SOLANGE, “When I Get Home” (Columbia, 2019)

Solange Knowles può finalmente permettersi di tutto, un po’ come la più popolare e celebrata sorella maggiore. “When I Get Home” esce senza preavviso il 1° marzo, dopo un paio di teaser che in poche ore lo rendono trend topic su tutti i canali e senza nemmeno menzionare i numerosi e incredibili collaboratori presenti tra i credits. In fondo non è mai stato un discorso di cognome o di famiglia perché Solange è sempre andata per la sua strada in un percorso assolutamente personale che l’ha portata attraverso passato e futuro dell’R&B.
Dopo gli esordi da predestinata meteora del genere come “Solo Star” e “Sol-Angel and the Hadley St. Dreams” la collaborazione artistica con Dev Hynes aka Blood Orange a partire dall’EP “True” del 2012 hanno definitivamente trasformato la sorellina di Beyoncé coccolata da Columbia in una delle artiste contemporanee più raffinate ed eleganti. Il problema di Solange è sempre stato quello di avere un profilo e un’immagine troppo pop per sedurre il pubblico più avverso al mainstream e di essere troppo ricercata, o semmai poco ruffiana, per arrivare in cima alle classifiche. Ma di questi tempi, si sa, la distanza tra mondo indipendente e mondo mainstream, grazie a un decennio di meritato strapotere black, si è praticamente azzerata.

E così Solange, anche grazie a performance memorabili nei festival che contano, come il Primavera Sound che ha deciso di promuoverla a headliner nell’edizione più discussa e controversa della storia del festival, progressivamente è diventata una delle voci femminili più credibili e trasversalmente apprezzate del momento. “A Seat On The Table” non scivola mai nel compromesso più smaccato con le sonorità da classifica eppure arriva al primo posto ovunque (non solo nelle classifiche di gradimento dei magazine più prestigiosi), conquistando un disco d’oro che, per intenderci, secondo le certificazioni americane, equivale ancora a 500mila copie vendute.
“When I Get Home” continua questo percorso. È la storia di un ritorno a casa, la sua Houston, e alle sue origini che racconta in meno di quaranta minuti la musica black contemporanea in tutti i suoi aspetti, dal nu-soul a piccole suggestioni trap, e con alcuni dei suoi esponenti più influenti. Non a caso, fatta eccezione per Panda Bear, questa incredibile pletora di collaboratori e guest è una sorta di all star di voci e musicisti afroamericani: Pharrell, Sampha, Playboi Carti, Gucci Mane, Tyler, the Creator, Metro Boomin, The-Dream, Steve Lacy, Earl Sweatshirt e ovviamente Dev Hynes.

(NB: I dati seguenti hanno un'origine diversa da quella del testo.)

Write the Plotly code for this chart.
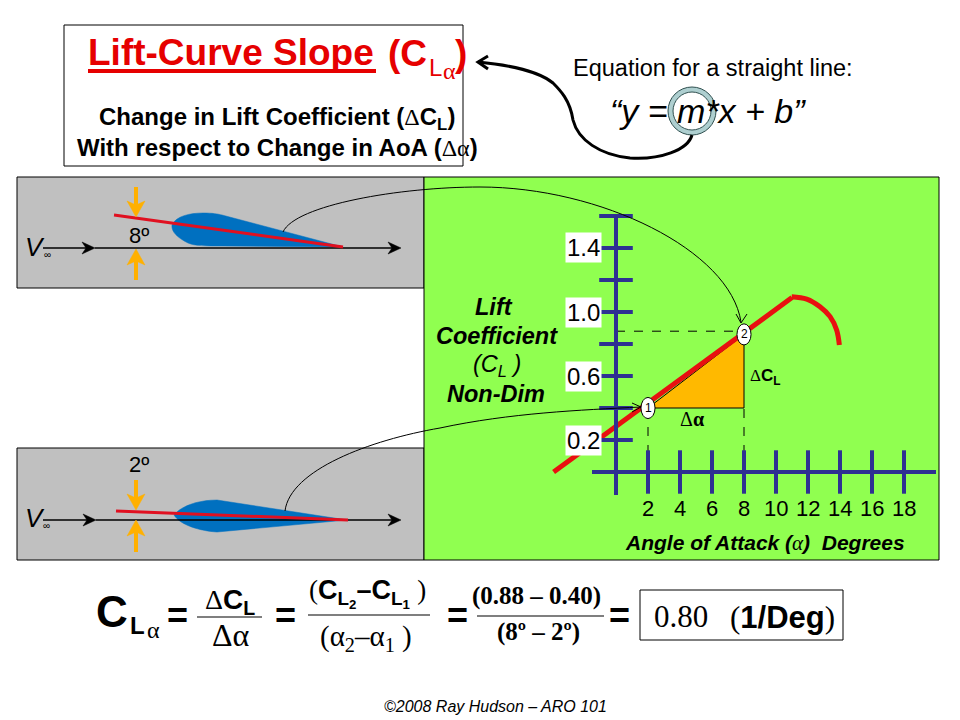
import math
import plotly.graph_objects as go

# lift curve values
aoa_ticks = [2, 4, 6, 8, 10, 12, 14, 16, 18]
cl_ticks = [0.2, 0.4, 0.6, 0.8, 1.0, 1.2, 1.4, 1.6]
cl_label_vals = [0.2, 0.6, 1.0, 1.4]
cl_label_text = ["0.2", "0.6", "1.0", "1.4"]
line_aoa = [-3.9, 11.0]
line_cl = [0.0, 1.09]
stall_aoa = [10.98, 11.92, 12.75, 13.38, 13.79, 13.96]
stall_cl = [1.096, 1.081, 1.033, 0.971, 0.888, 0.794]
pt_aoa = [2, 8]
pt_cl = [0.40, 0.86]
pt_names = ["1", "2"]
dash_cl = 0.88

NAVY = "#2E3192"
RED = "#E81010"
SANS = "Liberation Sans"
SERIF = "Liberation Serif"
SERIF_SPAN = "<span style='font-family:Liberation Serif'>%s</span>"

fig = go.Figure()
shapes = []
notes = []


def txt(x, y, s, size, color="black", font=SANS, xanchor="center", **kw):
    notes.append(dict(x=x, y=y, xref="x", yref="y", text=s, showarrow=False, xanchor=xanchor, yanchor="middle",
                      font=dict(family=font, size=size, color=color), **kw))


def rect(x0, y0, x1, y1, fill, line="black"):
    shapes.append(dict(type="rect", xref="x", yref="y", x0=x0, y0=y0, x1=x1, y1=y1, fillcolor=fill,
                       line=dict(color=line, width=1), layer="below"))


def path(d, color="black", width=1.0, fill=None, layer="above"):
    shapes.append(dict(type="path", xref="x", yref="y", path=d, fillcolor=fill or "rgba(0,0,0,0)",
                       line=dict(color=color, width=width), layer=layer))


def ln(x0, y0, x1, y1, color="black", width=1.0):
    shapes.append(dict(type="line", xref="x", yref="y", x0=x0, y0=y0, x1=x1, y1=y1,
                       line=dict(color=color, width=width)))


def arrow(x0, y0, x1, y1, color="black", width=1.0, head=13, spread=6, notch=4):
    # shaft plus a notched filled head
    d = math.hypot(x1 - x0, y1 - y0)
    ux, uy = (x1 - x0) / d, (y1 - y0) / d
    bx, by = x1 - ux * head, y1 - uy * head
    nx, ny = x1 - ux * (head - notch), y1 - uy * (head - notch)
    ln(x0, y0, nx, ny, color, width)
    path(f"M{x1},{y1} L{bx - uy * spread},{by + ux * spread} L{nx},{ny} L{bx + uy * spread},{by - ux * spread} Z",
         color, 0.5, color)


# panels
rect(64, 25, 463, 166, "white")
rect(17, 177, 424, 288, "#C0C0C0")
rect(17, 448, 424, 560, "#C0C0C0")
rect(424, 177, 939, 560, "#90FF50")
rect(640, 590, 843, 640, "white")

# title box
txt(231, 52, "<b>Lift-Curve Slope</b>", 37, "#E60000")
ln(88, 71, 376, 71, "#E60000", 4)
txt(386, 53, "<b>(C</b>", 37, "#E60000", xanchor="left")
txt(427, 67, "L", 24, "#E60000", xanchor="left")
txt(441, 71, "α", 24, "#E60000", SERIF, xanchor="left")
txt(453, 53, "<b>)</b>", 37, "#E60000", xanchor="left")
txt(277, 118, "<b>Change in Lift Coefficient (</b>" + SERIF_SPAN % "Δ" + "<b>C<sub>L</sub>)</b>", 24)
txt(277, 147, "<b>With respect to Change in AoA (</b>" + SERIF_SPAN % "Δα" + "<b>)</b>", 24)

# straight line equation
txt(713, 68, "Equation for a straight line:", 23.5)
txt(708, 111, "<i>“y = m*x + b”</i>", 34)
for r, c, w in [(21.5, "#AECFD0", 5), (24, "#2F4F4F", 1), (19, "#2F4F4F", 1)]:
    shapes.append(dict(type="circle", xref="x", yref="y", x0=692 - r, x1=692 + r, y0=111 - r, y1=111 + r,
                       line=dict(color=c, width=w)))
path("M692,135 C688,150 660,160 630,158 C600,155 578,140 573,120 C570,100 560,90 553,83 C540,72 510,65 478,62",
     "black", 3)
path("M488,56 L478,62 L488,69", "black", 3)

# top airfoil, 8 deg
path("M172,225 C176,216 190,213 203,213 C213,213 218,214 222,215 L343,247 L222,246 C205,246 195,246 188,243 "
     "C178,238 171,232 172,225 Z", "#0070C0", 0.5, "#0070C0")
arrow(43, 248, 95, 248, width=1.3)
arrow(95, 248, 401, 248, width=1.3)
ln(114, 215, 343, 247, "#E01020", 3)
arrow(136, 187, 136, 217, "#FFB000", 4, head=16, spread=9)
arrow(136, 280, 136, 249, "#FFB000", 4, head=16, spread=9)
txt(139, 235, "8º", 22)
txt(35, 247, "<i>V</i>", 26)
txt(47, 254, "∞", 10)

# bottom airfoil, 2 deg
path("M174,515 C182,505 200,500 217,500 L347,520 L217,532 C200,531 180,525 174,515 Z", "#0070C0", 0.5, "#0070C0")
arrow(43, 520, 96, 520, width=1.3)
arrow(96, 520, 401, 520, width=1.3)
ln(116, 511, 348, 520, "#E01020", 3)
arrow(136, 480, 136, 510, "#FFB000", 4, head=16, spread=9)
arrow(136, 552, 136, 520, "#FFB000", 4, head=16, spread=9)
txt(139, 464, "2º", 22)
txt(35, 518, "<i>V</i>", 26)
txt(46, 525, "∞", 10)

# thin connectors to the curve
path("M283,232 C295,205 400,187 480,187 C600,187 730,250 741,322", "black", 1)
path("M736,314 L741,323 L747,314", "black", 1)
path("M285,511 C290,470 370,440 440,428 C510,413 580,410 641,407", "black", 1)
path("M632,403 L641,407 L632,412", "black", 1)

# axis titles
txt(494, 307, "<b><i>Lift</i></b>", 23.5)
txt(497, 336, "<b><i>Coefficient</i></b>", 23.5)
txt(497, 365, "<i>(C<sub>L</sub> )</i>", 23.5)
txt(496, 394, "<b><i>Non-Dim</i></b>", 23.5)
txt(765, 543, "<b><i>Angle of Attack (</i></b><i style='font-family:Liberation Serif'>α</i><b><i>)  Degrees</i></b>", 21)
txt(692, 419, SERIF_SPAN % "Δ<b>α</b>", 20)
txt(765, 377, SERIF_SPAN % "Δ" + "<b>C<sub>L</sub></b>", 17)

# formula
txt(112, 611, "<b>C</b>", 44)
txt(137, 625, "<b>L</b>", 24)
txt(153, 630, "α", 24, font=SERIF)
txt(177, 615, "<b>=</b>", 36)
txt(230, 601, SERIF_SPAN % "Δ" + "<b>C<sub>L</sub></b>", 28)
ln(197, 617, 262, 617, "#555555", 1.5)
txt(231, 635, "Δα", 32, font=SERIF)
txt(285, 615, "<b>=</b>", 36)
txt(367, 593, SERIF_SPAN % "(" + "<b>C<sub>L<sub>2</sub></sub>–C<sub>L<sub>1</sub></sub></b> " + SERIF_SPAN % ")", 27)
ln(308, 615, 430, 615, "#555555", 1.5)
txt(366, 638, "(α<sub>2</sub>–α<sub>1</sub> )", 29, font=SERIF)
txt(457, 615, "<b>=</b>", 36)
txt(536, 596, "<b>(0.88 – 0.40)</b>", 25, font=SERIF)
ln(477, 616, 604, 616, "#555555", 1.5)
txt(538, 632, "<b>(8º – 2º)</b>", 25, font=SERIF)
txt(619, 615, "<b>=</b>", 36)
txt(681, 616, "0.80", 31, font=SERIF)
txt(782, 617, SERIF_SPAN % "(" + "<b>1/Deg</b>" + SERIF_SPAN % ")", 31)
txt(495, 706, "<i>©2008 Ray Hudson – ARO 101</i>", 16)

# chart in its own axes, 16 px per degree and 160 px per unit of CL
fig.add_trace(go.Scatter(x=[pt_aoa[0], pt_aoa[1], pt_aoa[1], pt_aoa[0]], y=[pt_cl[0], pt_cl[0], pt_cl[1], pt_cl[0]],
                         mode="lines", fill="toself", fillcolor="#FFB900", line=dict(color="black", width=1),
                         xaxis="x2", yaxis="y2"))
for a in pt_aoa:
    fig.add_trace(go.Scatter(x=[a, a], y=[0, pt_cl[0]], mode="lines", line=dict(color="black", width=1, dash="dash"),
                             xaxis="x2", yaxis="y2"))
fig.add_trace(go.Scatter(x=[0, pt_aoa[1]], y=[dash_cl, dash_cl], mode="lines",
                         line=dict(color="black", width=1, dash="dash"), xaxis="x2", yaxis="y2"))
fig.add_trace(go.Scatter(x=line_aoa, y=line_cl, mode="lines", line=dict(color=RED, width=5), xaxis="x2", yaxis="y2"))
fig.add_trace(go.Scatter(x=stall_aoa, y=stall_cl, mode="lines", line=dict(color=RED, width=5, shape="spline"),
                         xaxis="x2", yaxis="y2"))
fig.add_trace(go.Scatter(x=[-1.5, 20], y=[0, 0], mode="lines", line=dict(color=NAVY, width=4), xaxis="x2", yaxis="y2"))
fig.add_trace(go.Scatter(x=[0, 0], y=[-0.144, 1.6], mode="lines", line=dict(color=NAVY, width=4), xaxis="x2", yaxis="y2"))
fig.add_trace(go.Scatter(x=aoa_ticks, y=[0] * len(aoa_ticks), mode="markers", xaxis="x2", yaxis="y2",
                         marker=dict(symbol="line-ns", size=31, line=dict(color=NAVY, width=4))))
fig.add_trace(go.Scatter(x=[0] * len(cl_ticks), y=cl_ticks, mode="markers", xaxis="x2", yaxis="y2",
                         marker=dict(symbol="line-ew", size=24, line=dict(color=NAVY, width=4))))

for a, c, n in zip(pt_aoa, pt_cl, pt_names):
    shapes.append(dict(type="circle", xref="x2", yref="y2", x0=a - 0.44, x1=a + 0.44, y0=c - 0.066, y1=c + 0.066,
                       fillcolor="white", line=dict(color="black", width=1)))
    notes.append(dict(x=a, y=c, xref="x2", yref="y2", text=n, showarrow=False,
                      font=dict(family=SANS, size=12, color="black")))
for a in aoa_ticks:
    notes.append(dict(x=a, y=0, xref="x2", yref="y2", text=str(a), showarrow=False, yshift=-36,
                      font=dict(family=SANS, size=22, color="black")))
for c, s in zip(cl_label_vals, cl_label_text):
    notes.append(dict(x=0, y=c, xref="x2", yref="y2", text=s, showarrow=False, xanchor="right", xshift=-14,
                      bgcolor="white", font=dict(family=SANS, size=24, color="black")))

fig.update_layout(
    width=960, height=720, margin=dict(l=0, r=0, t=0, b=0), showlegend=False,
    paper_bgcolor="white", plot_bgcolor="rgba(0,0,0,0)", hovermode=False,
    xaxis=dict(range=[0, 960], visible=False, domain=[0, 1]),
    yaxis=dict(range=[720, 0], visible=False, domain=[0, 1]),
    xaxis2=dict(range=[-4.5, 20.5], domain=[544 / 960, 944 / 960], anchor="y2", visible=False),
    yaxis2=dict(range=[-0.2, 1.65], domain=[216 / 720, 512 / 720], anchor="x2", visible=False),
    shapes=shapes, annotations=notes,
)
fig.write_html("out.html", config={"displayModeBar": False}, post_script="document.body.style.margin='0';")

Nessuno di loro emerge troppo né dà particolari sferzate in un amalgama jazzy e avvolgente, liquido e levigato che lascia Solange al centro delle composizioni. “Almeda”, uno dei momenti più alti, emozionanti e originali sintetizza al meglio questo ponte tra storia e presente della musica black. Solange è “Down With The Clique”, brano jazzy senza tempo, ma al tempo stesso “Sound Of Rain” dove torna nel future R&B e l’effetto è quello di una collaborazione tra Kelela e Beyoncé. Testi molto intimi e biografici si mischiano a frasi forti e a effetto sull’emancipazione afro-americana sul solco dei temi presenti in “A Seat On The Table”.
Tra ballad senza tempo come “Time (Is)” e “Jerrod” e interludi che disorientano e regalano ai cuori più deboli una piccola pausa, improvvisi divertissement notturni come “My Skin My Logo” e capolavori da unica erede possibile di Erykah Badu come “Stay Flo”, Solange è più semplicemente Solange: una ragazza di trentadue anni con un talento e un gusto smisurato che nei suoi dischi “adulti” sta scrivendo uno dei capitoli più autentici e alti della storia della musica black.